NORMAN — Oklahoma faced unimaginable adversity last season.
Injuries ravaged the roster, including 12 starters.
And yet, with better field-goal kicking, OU could have still won 10 games.
With great field-goal kicking, maybe even 11.
Instead, in narrow losses to BYU, Texas and Nebraska, the Sooners missed a total of five field goals. And had to settle for an 8-5 record.
"It wasn't good enough," OU coach Bob Stoops said. "I can see, when you're out there past the 40, that's gonna be that way. But we missed too many in the 30 range that we have to make.
"It would have changed some games a year ago had we made them. So we got to make them."
Ironically, the rest of OU's special teams have been terrific.
In Tress Way, the Sooners boast one of the top punters in the country. Ryan Broyles is an electric return man.
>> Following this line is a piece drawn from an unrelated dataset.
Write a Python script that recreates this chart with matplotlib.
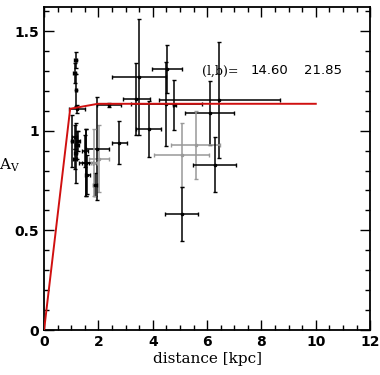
#!/usr/bin/env python
"""
Extinction vs distance plot: A_V along the line of sight
"""

import numpy as np
import matplotlib
matplotlib.use("Agg")
import matplotlib.pyplot as plt
from matplotlib.ticker import MultipleLocator, FixedLocator, FixedFormatter

# data points: distance [kpc], A_V, errors
dist = [1.16, 1.12, 1.17, 1.20, 1.03, 1.16, 1.12, 1.20, 1.14, 1.25,
        1.53, 1.59, 1.50, 2.02, 1.96, 1.55, 1.88, 1.84, 2.38,
        2.77, 3.50, 3.40, 3.85, 4.53, 4.50, 4.80, 6.45, 6.10,
        5.58, 5.06, 6.28, 5.06]
av = [1.357, 1.29, 1.205, 1.11, 0.95, 0.89, 0.97, 0.93, 0.86, 0.95,
      0.84, 0.78, 0.90, 0.86, 0.91, 0.84, 0.73, 0.84, 1.13,
      0.94, 1.27, 1.16, 1.01, 1.31, 1.135, 1.13, 1.155, 1.09,
      0.93, 0.88, 0.83, 0.58]
dist_err = [0.05, 0.04, 0.03, 0.30, 0.05, 0.05, 0.08, 0.08, 0.06, 0.06,
            0.12, 0.10, 0.10, 0.37, 0.43, 0.25, 0.08, 0.10, 0.45,
            0.28, 1.00, 0.50, 0.47, 0.54, 1.30, 0.05, 2.23, 0.90,
            0.90, 1.00, 0.80, 0.62]
av_err = [0.04, 0.05, 0.08, 0.02, 0.13, 0.15, 0.06, 0.07, 0.05, 0.05,
          0.17, 0.10, 0.08, 0.17, 0.26, 0.17, 0.06, 0.17, 0.01,
          0.107, 0.29, 0.18, 0.14, 0.12, 0.21, 0.125, 0.29, 0.16,
          0.17, 0.16, 0.14, 0.135]
grey = [False, False, False, False, False, False, False, False, False, False,
        False, False, False, True, False, False, False, True, False,
        False, False, False, False, False, False, False, False, False,
        True, True, False, False]

# extinction model (red line)
model_d = [0.0, 0.96, 1.98, 10.0]
model_av = [0.0, 1.11, 1.135, 1.135]

x_ticks = [0, 2, 4, 6, 8, 10, 12]
y_ticks = [0, 0.5, 1, 1.5]
y_tick_labels = ["0", "0.5", "1", "1.5"]


def main():
    fig = plt.figure(figsize=(3.8, 3.75), dpi=100)
    ax = fig.add_axes([0.116, 0.12, 0.858, 0.861])

    # 误差棒
    for d, a, de, ae, g in zip(dist, av, dist_err, av_err, grey):
        col = "0.6" if g else "black"
        ax.errorbar(d, a, xerr=de, yerr=ae, fmt="o", ms=1.6, color=col,
                    ecolor=col, elinewidth=1.1, capsize=1.5, capthick=1.0,
                    zorder=2)

    ax.plot(model_d, model_av, color="#d01010", lw=1.4, zorder=3)

    ax.text(5.83, 1.30, "(l,b)=", family="DejaVu Serif", fontsize=9,
            va="center", ha="left")
    ax.text(7.61, 1.30, "14.60", family="DejaVu Sans", fontsize=9.5,
            va="center", ha="left")
    ax.text(9.58, 1.30, "21.85", family="DejaVu Sans", fontsize=9.5,
            va="center", ha="left")

    ax.set_xlim(0, 12)
    ax.set_ylim(0, 1.62)
    ax.xaxis.set_major_locator(FixedLocator(x_ticks))
    ax.xaxis.set_minor_locator(MultipleLocator(0.5))
    ax.yaxis.set_major_locator(FixedLocator(y_ticks))
    ax.yaxis.set_major_formatter(FixedFormatter(y_tick_labels))
    ax.yaxis.set_minor_locator(MultipleLocator(0.1))

    ax.tick_params(which="both", direction="in", top=True, right=True,
                   width=1.0)
    ax.tick_params(which="major", length=7, labelsize=10)
    ax.tick_params(which="minor", length=3.5)
    for lab in ax.get_xticklabels() + ax.get_yticklabels():
        lab.set_fontweight("bold")
    for sp in ax.spines.values():
        sp.set_linewidth(1.3)

    ax.set_xlabel("distance [kpc]", family="DejaVu Serif", fontsize=11,
                  labelpad=2)
    fig.text(10 / 380, 1 - 165 / 375, r"$\mathregular{A_V}$",
             family="DejaVu Serif", fontsize=11, ha="center", va="center")

    fig.savefig("out.png", dpi=100)


if __name__ == "__main__":
    main()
The cover units have lately been solid.
But to contend for a national championship, OU will probably require more from its place-kicker.
"We always want touchdowns. But there are times you need the three points, the for-sure points," Broyles said. "We have some guys.
"We just need to find that one that's ready to step up."
The Sooners aren't lacking for options.
Even with Way now focused solely on punting, OU still has four kickers vying for the starting job in Patrick O'Hara, Jimmy Stevens, Bryce Easley and Michael Hunnicutt.
"It's just gonna be who can be the most consistent," said Stoops, who also coaches the kickers.
O'Hara is the favorite to open the year as the starter. A walk-on out of Topeka, Kan., O'Hara took over for Way and Stevens last season with four games to go.
After he nailed a 47-yarder at Texas Tech, OU's question at kicker appeared to be answered. But O'Hara missed three field goals in the Sooners' final two games, preventing him from solidifying the starter's role.
Still, he feels confident with a year of experience behind him.
"The more reps you take, the more consistent and accurate you get," O'Hara said. "It's a mental thing. Kicking a year-and-a-half now, I feel much better about my kicking. I know what it's like to be in game situations. I'll be a lot more comfortable now."
If O'Hara stumbles, Stevens could be given another shot to be the place-kicker. Stevens was 11 of 11 on field goals from inside 40 yards last season. But his inability to be consistent from farther out cost him his job. Over the summer, Stevens worked on increasing his power and improving his distance, and is not ready to concede the job.
Neither are Easley or Hunnicutt.
Easley, a Norman North graduate who was sick last preseason before falling out of the competition, is healthy, talented and back in the mix.
Hunnicutt is a first-year walk-on out of Richardson, Texas, who, other than Way, might have the biggest leg on the team.
"I don't know who it's gonna be, but it's very important someone steps up," Way said. "Most important, for the guys on the team. They want to have that guy. Our offense is going to be extremely good, but they want to have that guy in case they have a couple mishaps in the red zone. They want to know someone is going to come in and tack up some extra points. Last year, myself included, we felt bad we couldn't give it to the team.
"The kickers, we need to be there to back them up."
BYU: It was a desperation shot, but Tress Way had the chance to beat BYU from 54 yards out. Instead, his kick came up several yards short, and the Cougars held on for the 14-13 upset.
Texas: Jimmy Stevens' 45-yard miss came back to the bite the Sooners, as Texas won by a field goal in this defensive struggle, 16-13.
Nebraska: OU's offense sputtered against what turned out to be the best defense in college football. Still, OU had four chances to come up with points on FGs. Way misfired on two and had another blocked, and the Huskers prevailed, 10-3.